Eric Prud'hommeaux wrote:

<heavy edits>

>>>
>>>Some test cases to characterize the behavoir of the language
>>>apparently not captured in the current semantics:
>>>
>>>  bnode-type-var [CNT]: can we count duplicate results?
>>>
>>>  bNode-constraint [BCN]: are bNode labels allowed in FILTERs?
>>>
>>>  bNode-join [BJN]: do bNode lables bridge basic graph patterns?
>>>      
>>>
At this point I cannot decipher who wrote the preceding sentence, but it
is an issue that I have raised.  I believe that people will naturally 
write simple
queries and then edit them into more complex ones.  A partciularly natural
evolution will be to test a join first, and then break it up with an 
OPTIONAL.
This may cause a bnode token to appear in both operands of the OPTIONAL.
Currently it seems that the scope of a bnode token is a basic graph pattern,
so that means that introducing the OPTIONAL will break the join.  This will
seem counterintuitive to users.  They can of course be educated to 
always change
bnode tokens to variables before introducing OPTIONAL, but it will 
frequently
trip users up, and may be an ongoing complaint.

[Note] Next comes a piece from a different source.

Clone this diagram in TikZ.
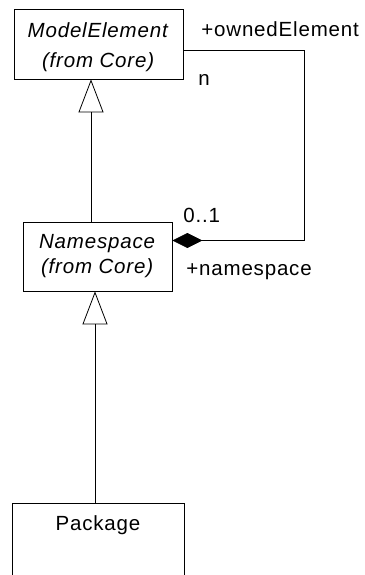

Therefore I hope it is possible to make the scope of a bnode token as
large as possible.  My thinking is that it would not make sense to try
to join on a bnode token across different graphs.  Therefore every
GRAPH pattern must introduce a new lexical scope, similar to the way
block structured languages operate.  bnode tokens are local to the
nearest containing GRAPH pattern, or the outermost pattern if none,
whereas variables are global to the whole query.

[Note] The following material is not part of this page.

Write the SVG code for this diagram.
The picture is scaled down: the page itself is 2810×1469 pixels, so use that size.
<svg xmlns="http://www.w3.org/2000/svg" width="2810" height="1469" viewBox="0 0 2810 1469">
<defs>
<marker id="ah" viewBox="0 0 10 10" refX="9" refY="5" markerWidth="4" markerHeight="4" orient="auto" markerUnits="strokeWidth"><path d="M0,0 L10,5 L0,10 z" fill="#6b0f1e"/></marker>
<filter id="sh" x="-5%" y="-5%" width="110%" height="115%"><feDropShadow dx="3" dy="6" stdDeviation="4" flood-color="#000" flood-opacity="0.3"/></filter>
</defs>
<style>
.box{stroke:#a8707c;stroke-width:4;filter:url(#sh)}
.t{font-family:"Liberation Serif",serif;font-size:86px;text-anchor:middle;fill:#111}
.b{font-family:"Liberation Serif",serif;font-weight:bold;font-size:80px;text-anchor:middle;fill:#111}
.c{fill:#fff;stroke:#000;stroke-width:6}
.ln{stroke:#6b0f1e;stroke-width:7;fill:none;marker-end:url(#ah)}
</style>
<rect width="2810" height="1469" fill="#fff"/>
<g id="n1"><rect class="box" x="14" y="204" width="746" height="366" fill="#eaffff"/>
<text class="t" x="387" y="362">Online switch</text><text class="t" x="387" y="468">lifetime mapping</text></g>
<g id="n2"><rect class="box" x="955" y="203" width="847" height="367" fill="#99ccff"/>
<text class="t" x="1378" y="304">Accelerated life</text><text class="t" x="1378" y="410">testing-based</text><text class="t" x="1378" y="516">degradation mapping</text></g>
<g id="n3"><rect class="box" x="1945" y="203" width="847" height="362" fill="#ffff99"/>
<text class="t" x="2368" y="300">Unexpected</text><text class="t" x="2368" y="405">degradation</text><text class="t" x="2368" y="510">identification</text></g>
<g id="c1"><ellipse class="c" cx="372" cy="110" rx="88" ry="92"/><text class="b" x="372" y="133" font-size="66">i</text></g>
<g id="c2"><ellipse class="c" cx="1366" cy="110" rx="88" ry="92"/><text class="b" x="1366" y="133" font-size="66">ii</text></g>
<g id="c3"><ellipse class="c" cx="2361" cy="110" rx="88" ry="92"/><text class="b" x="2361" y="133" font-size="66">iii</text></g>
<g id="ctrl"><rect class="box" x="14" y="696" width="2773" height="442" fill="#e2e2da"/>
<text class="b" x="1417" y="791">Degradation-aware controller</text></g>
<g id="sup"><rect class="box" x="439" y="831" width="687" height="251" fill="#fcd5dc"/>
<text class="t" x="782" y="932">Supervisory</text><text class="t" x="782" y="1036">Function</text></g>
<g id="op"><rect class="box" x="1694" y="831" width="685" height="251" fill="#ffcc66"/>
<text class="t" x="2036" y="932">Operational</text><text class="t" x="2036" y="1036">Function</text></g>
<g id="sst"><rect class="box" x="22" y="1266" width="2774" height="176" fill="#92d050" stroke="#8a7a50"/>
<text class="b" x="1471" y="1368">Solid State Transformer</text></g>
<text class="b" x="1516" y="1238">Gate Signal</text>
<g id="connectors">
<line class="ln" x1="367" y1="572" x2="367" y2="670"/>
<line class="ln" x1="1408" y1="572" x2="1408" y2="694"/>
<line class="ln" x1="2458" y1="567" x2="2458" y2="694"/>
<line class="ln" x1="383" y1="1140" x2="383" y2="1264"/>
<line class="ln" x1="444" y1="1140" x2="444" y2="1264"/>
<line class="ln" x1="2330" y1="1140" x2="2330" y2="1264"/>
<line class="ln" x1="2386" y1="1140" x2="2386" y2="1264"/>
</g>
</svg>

I have worked on formulating this precisely, but it looks very difficult
and my work is not complete.  I originally thought that we could analyze
query trees into 'paths' (subtrees on which a join is formed); however,
this technique foundered on the case of an OPTIONAL with a UNION
in its second operand.  I believe it is possible but it has eluded me so 
far.
My vision is that every pattern P implies a predicate Pred(P) on mappings,
such that the results of a query on pattern P is {mapping S | Pred(P)(S) }
where the bnode tokens have been pulled to the front of the Pred(P)
as existentially quantified variables.  Pred would be defined recursively,
but the case of UNION inside the second operand of OPTIONAL has
eluded me.

Fred

Received on Monday, 27 November 2006 20:39:59 UTC